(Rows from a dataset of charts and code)
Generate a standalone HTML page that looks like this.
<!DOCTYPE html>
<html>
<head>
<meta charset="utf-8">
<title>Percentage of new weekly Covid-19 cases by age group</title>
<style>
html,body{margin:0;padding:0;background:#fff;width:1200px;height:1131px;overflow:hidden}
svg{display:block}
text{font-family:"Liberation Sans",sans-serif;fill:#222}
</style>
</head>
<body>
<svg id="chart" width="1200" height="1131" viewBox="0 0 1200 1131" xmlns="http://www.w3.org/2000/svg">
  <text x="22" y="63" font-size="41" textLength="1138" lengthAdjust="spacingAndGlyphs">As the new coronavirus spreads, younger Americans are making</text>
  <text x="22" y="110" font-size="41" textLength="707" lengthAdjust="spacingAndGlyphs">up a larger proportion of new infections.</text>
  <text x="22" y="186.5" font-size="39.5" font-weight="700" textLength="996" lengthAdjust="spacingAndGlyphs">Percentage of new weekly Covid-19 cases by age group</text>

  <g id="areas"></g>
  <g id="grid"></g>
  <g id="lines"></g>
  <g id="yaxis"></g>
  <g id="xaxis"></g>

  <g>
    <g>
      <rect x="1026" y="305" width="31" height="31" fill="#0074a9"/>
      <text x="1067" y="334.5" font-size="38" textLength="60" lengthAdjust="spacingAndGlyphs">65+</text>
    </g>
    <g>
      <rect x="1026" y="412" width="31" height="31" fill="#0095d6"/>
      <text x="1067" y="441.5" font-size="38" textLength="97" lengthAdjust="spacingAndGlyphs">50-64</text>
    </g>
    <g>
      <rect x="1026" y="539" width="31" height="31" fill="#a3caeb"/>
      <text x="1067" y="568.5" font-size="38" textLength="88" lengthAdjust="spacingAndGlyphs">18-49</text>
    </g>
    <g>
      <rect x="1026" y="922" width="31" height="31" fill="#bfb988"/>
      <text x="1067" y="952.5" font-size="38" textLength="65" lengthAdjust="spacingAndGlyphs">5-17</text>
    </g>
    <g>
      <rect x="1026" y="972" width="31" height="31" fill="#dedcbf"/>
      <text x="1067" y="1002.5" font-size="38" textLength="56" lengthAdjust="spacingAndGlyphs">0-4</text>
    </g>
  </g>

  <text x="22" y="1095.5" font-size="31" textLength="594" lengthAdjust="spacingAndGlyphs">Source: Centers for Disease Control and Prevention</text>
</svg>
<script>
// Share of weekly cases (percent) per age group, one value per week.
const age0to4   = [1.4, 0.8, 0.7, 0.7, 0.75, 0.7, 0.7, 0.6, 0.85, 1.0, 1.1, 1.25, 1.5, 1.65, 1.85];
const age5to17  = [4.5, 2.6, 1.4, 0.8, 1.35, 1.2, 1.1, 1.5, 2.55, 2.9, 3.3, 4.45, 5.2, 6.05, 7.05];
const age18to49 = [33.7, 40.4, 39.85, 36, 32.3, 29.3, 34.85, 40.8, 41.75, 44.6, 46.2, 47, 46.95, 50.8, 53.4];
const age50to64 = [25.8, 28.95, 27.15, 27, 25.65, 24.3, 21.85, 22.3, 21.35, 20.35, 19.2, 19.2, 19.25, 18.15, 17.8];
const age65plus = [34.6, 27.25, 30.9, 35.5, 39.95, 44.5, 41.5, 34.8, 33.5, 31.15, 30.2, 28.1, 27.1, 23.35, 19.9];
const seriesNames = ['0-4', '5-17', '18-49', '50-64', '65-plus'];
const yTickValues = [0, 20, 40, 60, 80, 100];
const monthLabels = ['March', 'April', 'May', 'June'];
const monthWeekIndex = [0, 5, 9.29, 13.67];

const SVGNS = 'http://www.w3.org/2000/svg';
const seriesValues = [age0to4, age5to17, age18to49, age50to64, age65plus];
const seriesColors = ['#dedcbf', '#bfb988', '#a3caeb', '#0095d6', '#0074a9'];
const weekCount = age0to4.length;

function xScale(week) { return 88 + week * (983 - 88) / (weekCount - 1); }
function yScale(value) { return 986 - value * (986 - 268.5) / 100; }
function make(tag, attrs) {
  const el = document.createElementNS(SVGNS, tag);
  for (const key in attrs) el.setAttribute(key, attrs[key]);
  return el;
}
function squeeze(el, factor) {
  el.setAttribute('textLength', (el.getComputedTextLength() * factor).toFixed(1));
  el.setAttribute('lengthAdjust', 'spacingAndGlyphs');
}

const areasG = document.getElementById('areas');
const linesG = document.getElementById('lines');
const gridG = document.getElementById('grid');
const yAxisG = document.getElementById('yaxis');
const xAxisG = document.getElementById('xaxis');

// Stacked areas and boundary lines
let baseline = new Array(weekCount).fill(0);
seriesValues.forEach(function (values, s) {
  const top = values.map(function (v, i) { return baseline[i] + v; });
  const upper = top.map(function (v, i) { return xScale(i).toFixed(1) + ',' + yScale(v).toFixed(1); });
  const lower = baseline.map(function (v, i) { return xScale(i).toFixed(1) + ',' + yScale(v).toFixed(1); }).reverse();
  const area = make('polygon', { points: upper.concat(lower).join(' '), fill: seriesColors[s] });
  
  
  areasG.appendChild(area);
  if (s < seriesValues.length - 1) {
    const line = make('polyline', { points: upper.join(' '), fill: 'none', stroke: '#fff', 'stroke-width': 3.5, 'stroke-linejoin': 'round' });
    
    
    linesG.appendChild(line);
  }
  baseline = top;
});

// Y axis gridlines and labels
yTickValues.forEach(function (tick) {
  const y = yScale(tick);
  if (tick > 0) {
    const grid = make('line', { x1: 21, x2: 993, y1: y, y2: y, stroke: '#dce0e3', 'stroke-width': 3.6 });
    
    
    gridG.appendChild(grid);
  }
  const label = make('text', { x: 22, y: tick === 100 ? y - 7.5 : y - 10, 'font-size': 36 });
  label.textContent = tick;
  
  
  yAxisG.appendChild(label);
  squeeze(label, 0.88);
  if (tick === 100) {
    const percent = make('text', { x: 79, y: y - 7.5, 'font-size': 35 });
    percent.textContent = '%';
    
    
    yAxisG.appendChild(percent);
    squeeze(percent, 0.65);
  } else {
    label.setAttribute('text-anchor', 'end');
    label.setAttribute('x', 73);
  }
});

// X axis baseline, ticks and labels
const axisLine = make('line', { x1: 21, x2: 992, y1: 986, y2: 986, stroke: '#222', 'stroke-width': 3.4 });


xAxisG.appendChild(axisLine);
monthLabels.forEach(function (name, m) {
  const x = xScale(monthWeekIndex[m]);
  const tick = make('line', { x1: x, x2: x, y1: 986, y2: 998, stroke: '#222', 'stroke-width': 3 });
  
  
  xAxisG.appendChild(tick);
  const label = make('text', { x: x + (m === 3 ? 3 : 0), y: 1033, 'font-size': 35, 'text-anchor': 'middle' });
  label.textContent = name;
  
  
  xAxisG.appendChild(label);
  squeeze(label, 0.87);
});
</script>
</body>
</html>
...
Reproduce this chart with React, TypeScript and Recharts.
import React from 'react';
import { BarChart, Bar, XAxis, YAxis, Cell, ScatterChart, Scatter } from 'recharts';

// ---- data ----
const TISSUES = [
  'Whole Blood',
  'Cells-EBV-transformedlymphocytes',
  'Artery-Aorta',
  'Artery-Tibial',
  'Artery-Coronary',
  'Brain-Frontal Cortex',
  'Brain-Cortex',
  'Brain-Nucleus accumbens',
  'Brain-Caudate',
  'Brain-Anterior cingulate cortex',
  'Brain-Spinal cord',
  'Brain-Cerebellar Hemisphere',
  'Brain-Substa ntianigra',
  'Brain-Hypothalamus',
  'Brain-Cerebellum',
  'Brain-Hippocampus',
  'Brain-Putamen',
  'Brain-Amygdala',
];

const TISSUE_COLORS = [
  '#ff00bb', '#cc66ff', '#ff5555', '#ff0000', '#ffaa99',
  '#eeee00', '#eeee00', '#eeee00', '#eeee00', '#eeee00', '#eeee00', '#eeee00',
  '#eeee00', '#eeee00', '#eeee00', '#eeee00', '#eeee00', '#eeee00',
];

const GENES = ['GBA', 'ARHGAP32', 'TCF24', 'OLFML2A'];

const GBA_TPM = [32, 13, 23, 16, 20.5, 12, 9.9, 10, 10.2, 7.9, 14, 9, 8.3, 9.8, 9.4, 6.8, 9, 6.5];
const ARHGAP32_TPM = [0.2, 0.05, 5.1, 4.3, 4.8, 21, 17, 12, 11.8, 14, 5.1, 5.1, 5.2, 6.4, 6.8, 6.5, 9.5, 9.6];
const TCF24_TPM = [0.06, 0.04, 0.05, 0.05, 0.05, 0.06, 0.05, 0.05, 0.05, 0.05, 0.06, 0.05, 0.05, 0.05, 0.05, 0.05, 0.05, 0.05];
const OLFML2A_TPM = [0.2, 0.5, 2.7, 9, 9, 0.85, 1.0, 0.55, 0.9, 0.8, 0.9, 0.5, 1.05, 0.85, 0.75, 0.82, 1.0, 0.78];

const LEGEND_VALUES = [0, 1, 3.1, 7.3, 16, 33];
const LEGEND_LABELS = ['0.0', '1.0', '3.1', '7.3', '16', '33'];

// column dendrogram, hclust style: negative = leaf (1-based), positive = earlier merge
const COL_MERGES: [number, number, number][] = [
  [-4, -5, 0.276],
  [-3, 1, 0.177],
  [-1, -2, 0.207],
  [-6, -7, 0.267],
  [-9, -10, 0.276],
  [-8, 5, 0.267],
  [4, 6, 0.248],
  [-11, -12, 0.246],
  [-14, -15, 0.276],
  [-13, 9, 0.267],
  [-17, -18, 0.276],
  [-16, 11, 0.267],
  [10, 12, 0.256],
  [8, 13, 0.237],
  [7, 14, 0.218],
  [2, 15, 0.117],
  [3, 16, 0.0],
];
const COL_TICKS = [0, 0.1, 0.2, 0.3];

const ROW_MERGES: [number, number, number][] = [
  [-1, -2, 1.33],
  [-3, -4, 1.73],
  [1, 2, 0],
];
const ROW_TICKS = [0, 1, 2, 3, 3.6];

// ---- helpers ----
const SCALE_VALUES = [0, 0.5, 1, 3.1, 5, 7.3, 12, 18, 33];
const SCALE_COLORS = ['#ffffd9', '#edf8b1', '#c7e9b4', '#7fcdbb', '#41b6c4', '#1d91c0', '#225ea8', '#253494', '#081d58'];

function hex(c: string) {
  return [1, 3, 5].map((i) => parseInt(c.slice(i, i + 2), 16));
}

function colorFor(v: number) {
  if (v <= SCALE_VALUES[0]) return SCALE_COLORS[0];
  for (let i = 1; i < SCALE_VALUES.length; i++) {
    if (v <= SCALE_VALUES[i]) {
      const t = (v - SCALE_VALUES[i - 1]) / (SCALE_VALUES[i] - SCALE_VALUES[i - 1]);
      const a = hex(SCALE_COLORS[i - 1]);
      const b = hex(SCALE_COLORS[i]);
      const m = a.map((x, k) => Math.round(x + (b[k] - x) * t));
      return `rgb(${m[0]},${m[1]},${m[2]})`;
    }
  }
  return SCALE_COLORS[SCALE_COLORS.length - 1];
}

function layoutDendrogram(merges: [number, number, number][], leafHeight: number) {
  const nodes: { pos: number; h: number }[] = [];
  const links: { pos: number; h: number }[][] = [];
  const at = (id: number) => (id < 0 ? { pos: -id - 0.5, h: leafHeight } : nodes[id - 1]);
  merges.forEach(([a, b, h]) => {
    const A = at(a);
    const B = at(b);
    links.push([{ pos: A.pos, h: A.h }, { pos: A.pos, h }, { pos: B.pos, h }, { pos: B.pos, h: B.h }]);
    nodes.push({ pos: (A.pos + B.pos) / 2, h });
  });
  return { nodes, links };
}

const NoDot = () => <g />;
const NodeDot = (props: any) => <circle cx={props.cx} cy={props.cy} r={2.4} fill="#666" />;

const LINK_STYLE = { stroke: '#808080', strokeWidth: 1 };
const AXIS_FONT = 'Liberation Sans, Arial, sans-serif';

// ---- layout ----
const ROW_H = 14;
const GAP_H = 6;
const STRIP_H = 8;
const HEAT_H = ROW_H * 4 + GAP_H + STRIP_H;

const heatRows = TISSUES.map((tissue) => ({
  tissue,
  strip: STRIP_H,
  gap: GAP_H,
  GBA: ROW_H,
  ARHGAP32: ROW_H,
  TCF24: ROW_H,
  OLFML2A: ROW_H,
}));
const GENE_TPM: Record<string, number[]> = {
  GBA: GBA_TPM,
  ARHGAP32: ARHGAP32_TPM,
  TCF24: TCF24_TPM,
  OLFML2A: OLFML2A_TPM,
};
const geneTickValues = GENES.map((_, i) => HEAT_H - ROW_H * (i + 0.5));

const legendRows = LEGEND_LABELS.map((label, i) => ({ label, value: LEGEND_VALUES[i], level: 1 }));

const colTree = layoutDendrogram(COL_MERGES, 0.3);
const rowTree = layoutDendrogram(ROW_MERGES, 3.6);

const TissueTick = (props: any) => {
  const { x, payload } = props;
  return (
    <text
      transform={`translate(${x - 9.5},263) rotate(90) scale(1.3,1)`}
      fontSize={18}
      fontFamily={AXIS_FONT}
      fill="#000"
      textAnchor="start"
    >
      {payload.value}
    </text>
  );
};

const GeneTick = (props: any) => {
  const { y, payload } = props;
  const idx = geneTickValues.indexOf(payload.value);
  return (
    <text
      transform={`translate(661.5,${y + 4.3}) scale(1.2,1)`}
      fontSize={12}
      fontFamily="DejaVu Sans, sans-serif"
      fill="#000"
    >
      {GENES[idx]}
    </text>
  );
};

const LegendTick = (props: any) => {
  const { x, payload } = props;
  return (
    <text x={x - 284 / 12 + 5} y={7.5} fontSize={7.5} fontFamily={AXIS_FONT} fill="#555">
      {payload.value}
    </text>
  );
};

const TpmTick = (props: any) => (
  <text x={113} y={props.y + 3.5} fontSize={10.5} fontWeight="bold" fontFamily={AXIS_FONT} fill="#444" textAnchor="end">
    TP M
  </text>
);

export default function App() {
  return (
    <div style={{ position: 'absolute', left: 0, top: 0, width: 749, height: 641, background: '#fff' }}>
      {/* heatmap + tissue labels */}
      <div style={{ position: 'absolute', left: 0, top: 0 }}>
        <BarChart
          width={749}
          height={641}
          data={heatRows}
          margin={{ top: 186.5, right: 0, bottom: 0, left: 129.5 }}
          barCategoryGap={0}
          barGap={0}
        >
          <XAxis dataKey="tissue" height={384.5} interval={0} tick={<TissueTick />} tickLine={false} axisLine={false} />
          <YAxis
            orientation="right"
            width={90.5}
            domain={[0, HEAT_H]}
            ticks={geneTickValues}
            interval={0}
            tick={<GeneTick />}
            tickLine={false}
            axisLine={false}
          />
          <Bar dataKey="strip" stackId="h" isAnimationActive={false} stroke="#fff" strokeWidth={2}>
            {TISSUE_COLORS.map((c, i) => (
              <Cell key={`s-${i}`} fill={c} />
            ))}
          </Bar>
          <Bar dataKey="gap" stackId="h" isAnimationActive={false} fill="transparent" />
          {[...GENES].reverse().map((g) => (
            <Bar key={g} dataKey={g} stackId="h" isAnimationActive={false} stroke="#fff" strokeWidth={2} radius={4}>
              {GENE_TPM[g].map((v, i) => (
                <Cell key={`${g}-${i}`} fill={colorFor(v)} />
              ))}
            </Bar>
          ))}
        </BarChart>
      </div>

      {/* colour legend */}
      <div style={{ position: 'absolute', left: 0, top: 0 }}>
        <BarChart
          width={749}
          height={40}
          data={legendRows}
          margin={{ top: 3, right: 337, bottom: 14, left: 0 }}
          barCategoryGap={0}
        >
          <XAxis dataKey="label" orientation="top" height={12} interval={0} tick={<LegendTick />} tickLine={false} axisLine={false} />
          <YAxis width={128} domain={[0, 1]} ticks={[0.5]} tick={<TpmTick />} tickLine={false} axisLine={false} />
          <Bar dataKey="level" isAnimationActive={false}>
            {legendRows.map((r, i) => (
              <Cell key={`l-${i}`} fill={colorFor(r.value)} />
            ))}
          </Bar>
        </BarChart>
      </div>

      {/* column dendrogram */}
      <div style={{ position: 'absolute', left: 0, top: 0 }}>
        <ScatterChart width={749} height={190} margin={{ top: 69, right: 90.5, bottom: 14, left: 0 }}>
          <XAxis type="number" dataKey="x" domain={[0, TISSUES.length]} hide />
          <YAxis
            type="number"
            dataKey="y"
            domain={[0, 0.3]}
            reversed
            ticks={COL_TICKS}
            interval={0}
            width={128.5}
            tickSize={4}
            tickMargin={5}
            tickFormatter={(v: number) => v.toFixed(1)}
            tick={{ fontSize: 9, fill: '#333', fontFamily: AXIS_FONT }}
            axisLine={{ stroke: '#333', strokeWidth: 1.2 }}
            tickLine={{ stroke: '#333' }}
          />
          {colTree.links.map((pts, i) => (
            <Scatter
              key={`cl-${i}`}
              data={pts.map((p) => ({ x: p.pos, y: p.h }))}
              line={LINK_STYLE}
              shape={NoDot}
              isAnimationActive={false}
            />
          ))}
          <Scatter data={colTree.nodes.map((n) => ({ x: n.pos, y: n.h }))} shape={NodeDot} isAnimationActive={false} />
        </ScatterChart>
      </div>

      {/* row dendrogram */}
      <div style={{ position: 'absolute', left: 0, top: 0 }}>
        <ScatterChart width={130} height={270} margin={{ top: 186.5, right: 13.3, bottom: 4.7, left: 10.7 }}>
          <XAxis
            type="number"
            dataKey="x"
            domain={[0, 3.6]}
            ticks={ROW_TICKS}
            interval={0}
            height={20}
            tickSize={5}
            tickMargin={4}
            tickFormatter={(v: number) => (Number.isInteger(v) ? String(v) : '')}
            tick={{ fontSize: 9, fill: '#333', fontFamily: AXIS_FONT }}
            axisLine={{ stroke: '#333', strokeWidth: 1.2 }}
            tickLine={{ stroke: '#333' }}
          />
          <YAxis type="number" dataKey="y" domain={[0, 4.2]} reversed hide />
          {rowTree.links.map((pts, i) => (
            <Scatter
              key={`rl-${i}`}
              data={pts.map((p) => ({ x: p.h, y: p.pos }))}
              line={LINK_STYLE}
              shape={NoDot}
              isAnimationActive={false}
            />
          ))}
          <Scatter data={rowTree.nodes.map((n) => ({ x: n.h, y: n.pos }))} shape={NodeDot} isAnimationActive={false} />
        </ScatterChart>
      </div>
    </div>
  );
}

» **Challenge**
Starting with the line that contains "Reproduce this chart", repeat each line exactly, and stop once the line that contains "const GENES = ['GBA', 'ARHGAP32', 'TCF24', 'OLFML2A'];" has been repeated.

» **Answer to this exercise**
Reproduce this chart with React, TypeScript and Recharts.
import React from 'react';
import { BarChart, Bar, XAxis, YAxis, Cell, ScatterChart, Scatter } from 'recharts';

// ---- data ----
const TISSUES = [
  'Whole Blood',
  'Cells-EBV-transformedlymphocytes',
  'Artery-Aorta',
  'Artery-Tibial',
  'Artery-Coronary',
  'Brain-Frontal Cortex',
  'Brain-Cortex',
  'Brain-Nucleus accumbens',
  'Brain-Caudate',
  'Brain-Anterior cingulate cortex',
  'Brain-Spinal cord',
  'Brain-Cerebellar Hemisphere',
  'Brain-Substa ntianigra',
  'Brain-Hypothalamus',
  'Brain-Cerebellum',
  'Brain-Hippocampus',
  'Brain-Putamen',
  'Brain-Amygdala',
];

const TISSUE_COLORS = [
  '#ff00bb', '#cc66ff', '#ff5555', '#ff0000', '#ffaa99',
  '#eeee00', '#eeee00', '#eeee00', '#eeee00', '#eeee00', '#eeee00', '#eeee00',
  '#eeee00', '#eeee00', '#eeee00', '#eeee00', '#eeee00', '#eeee00',
];

const GENES = ['GBA', 'ARHGAP32', 'TCF24', 'OLFML2A'];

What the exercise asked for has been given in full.